• [EXERCISE DIRECTIONS]: Please copy the lines below exactly, from the first one through the line showing "(0,0) rectangle (1080,423);".

· · · · ·

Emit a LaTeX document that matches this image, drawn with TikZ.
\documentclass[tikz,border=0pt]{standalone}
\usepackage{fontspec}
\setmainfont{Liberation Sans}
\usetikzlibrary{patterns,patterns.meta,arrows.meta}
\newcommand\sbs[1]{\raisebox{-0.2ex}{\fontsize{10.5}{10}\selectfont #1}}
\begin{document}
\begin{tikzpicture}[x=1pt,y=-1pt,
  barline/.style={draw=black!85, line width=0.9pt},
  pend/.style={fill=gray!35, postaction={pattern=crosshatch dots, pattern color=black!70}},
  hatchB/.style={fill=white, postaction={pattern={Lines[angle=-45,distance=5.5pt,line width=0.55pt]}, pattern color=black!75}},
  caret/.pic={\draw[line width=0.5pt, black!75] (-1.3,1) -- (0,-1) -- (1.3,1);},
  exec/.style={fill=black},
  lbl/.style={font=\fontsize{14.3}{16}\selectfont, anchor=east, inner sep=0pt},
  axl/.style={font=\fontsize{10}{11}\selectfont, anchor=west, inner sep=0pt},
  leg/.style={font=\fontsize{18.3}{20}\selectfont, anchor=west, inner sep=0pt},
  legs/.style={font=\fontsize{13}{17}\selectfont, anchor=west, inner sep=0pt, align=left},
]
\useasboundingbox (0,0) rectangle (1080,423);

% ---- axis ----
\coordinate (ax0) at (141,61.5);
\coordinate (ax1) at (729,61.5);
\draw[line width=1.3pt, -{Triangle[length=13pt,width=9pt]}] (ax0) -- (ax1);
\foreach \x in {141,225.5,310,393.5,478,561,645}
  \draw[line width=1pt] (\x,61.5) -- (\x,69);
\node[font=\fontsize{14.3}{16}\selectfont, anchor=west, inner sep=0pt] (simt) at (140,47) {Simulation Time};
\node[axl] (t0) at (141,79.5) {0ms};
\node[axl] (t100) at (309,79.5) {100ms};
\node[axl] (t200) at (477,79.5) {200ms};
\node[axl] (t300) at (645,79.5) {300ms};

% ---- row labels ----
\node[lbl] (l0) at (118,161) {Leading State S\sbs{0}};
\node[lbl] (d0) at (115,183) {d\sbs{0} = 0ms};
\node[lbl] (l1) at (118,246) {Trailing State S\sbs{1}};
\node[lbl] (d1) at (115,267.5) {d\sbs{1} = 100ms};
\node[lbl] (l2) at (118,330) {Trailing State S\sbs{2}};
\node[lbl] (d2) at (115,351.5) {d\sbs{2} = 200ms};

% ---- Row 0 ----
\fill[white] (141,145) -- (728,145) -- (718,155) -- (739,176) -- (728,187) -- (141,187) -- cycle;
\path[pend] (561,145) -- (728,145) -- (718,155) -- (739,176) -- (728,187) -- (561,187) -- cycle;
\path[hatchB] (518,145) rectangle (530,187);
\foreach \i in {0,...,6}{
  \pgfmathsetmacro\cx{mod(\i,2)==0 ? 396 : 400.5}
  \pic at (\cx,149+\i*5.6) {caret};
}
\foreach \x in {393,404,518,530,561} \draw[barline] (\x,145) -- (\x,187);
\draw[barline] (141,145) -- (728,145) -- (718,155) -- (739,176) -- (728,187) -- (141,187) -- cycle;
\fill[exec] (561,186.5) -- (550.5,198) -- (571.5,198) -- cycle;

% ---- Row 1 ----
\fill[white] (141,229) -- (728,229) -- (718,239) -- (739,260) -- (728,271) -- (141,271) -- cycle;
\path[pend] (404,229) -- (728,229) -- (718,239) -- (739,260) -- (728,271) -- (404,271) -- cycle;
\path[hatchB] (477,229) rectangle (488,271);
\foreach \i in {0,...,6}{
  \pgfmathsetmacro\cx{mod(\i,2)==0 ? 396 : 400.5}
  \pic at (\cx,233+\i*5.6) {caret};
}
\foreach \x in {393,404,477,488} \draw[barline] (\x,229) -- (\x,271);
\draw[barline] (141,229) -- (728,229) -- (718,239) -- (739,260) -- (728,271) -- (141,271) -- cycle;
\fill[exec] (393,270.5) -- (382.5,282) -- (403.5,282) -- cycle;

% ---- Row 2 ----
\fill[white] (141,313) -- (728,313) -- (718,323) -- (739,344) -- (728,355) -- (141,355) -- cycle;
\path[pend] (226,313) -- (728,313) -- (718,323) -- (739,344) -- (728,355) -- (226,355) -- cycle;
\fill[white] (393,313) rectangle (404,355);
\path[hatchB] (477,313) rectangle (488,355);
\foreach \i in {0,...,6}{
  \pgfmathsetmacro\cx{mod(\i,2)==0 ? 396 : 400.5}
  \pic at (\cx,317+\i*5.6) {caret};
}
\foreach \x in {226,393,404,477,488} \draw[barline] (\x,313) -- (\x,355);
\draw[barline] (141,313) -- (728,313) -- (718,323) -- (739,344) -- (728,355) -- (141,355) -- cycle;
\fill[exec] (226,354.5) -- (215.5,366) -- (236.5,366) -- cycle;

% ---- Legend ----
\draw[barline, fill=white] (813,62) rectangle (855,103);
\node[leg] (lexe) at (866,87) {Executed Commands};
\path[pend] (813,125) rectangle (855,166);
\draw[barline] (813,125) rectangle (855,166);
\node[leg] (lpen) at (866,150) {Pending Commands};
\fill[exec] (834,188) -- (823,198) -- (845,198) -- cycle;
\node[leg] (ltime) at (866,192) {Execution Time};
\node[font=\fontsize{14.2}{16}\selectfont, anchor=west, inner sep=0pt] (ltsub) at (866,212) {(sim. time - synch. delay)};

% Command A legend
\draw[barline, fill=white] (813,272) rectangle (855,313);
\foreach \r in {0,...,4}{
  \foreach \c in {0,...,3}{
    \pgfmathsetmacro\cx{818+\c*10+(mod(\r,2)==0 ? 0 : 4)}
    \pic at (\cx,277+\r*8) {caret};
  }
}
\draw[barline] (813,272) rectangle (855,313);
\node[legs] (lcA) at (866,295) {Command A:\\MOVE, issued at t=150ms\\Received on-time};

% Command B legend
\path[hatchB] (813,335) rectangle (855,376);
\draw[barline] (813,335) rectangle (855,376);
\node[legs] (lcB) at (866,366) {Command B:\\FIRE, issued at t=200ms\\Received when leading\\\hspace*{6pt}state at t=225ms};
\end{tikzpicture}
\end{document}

· · · · ·

• [SOLUTION FOR THIS TASK]:
Emit a LaTeX document that matches this image, drawn with TikZ.
\documentclass[tikz,border=0pt]{standalone}
\usepackage{fontspec}
\setmainfont{Liberation Sans}
\usetikzlibrary{patterns,patterns.meta,arrows.meta}
\newcommand\sbs[1]{\raisebox{-0.2ex}{\fontsize{10.5}{10}\selectfont #1}}
\begin{document}
\begin{tikzpicture}[x=1pt,y=-1pt,
  barline/.style={draw=black!85, line width=0.9pt},
  pend/.style={fill=gray!35, postaction={pattern=crosshatch dots, pattern color=black!70}},
  hatchB/.style={fill=white, postaction={pattern={Lines[angle=-45,distance=5.5pt,line width=0.55pt]}, pattern color=black!75}},
  caret/.pic={\draw[line width=0.5pt, black!75] (-1.3,1) -- (0,-1) -- (1.3,1);},
  exec/.style={fill=black},
  lbl/.style={font=\fontsize{14.3}{16}\selectfont, anchor=east, inner sep=0pt},
  axl/.style={font=\fontsize{10}{11}\selectfont, anchor=west, inner sep=0pt},
  leg/.style={font=\fontsize{18.3}{20}\selectfont, anchor=west, inner sep=0pt},
  legs/.style={font=\fontsize{13}{17}\selectfont, anchor=west, inner sep=0pt, align=left},
]
\useasboundingbox (0,0) rectangle (1080,423);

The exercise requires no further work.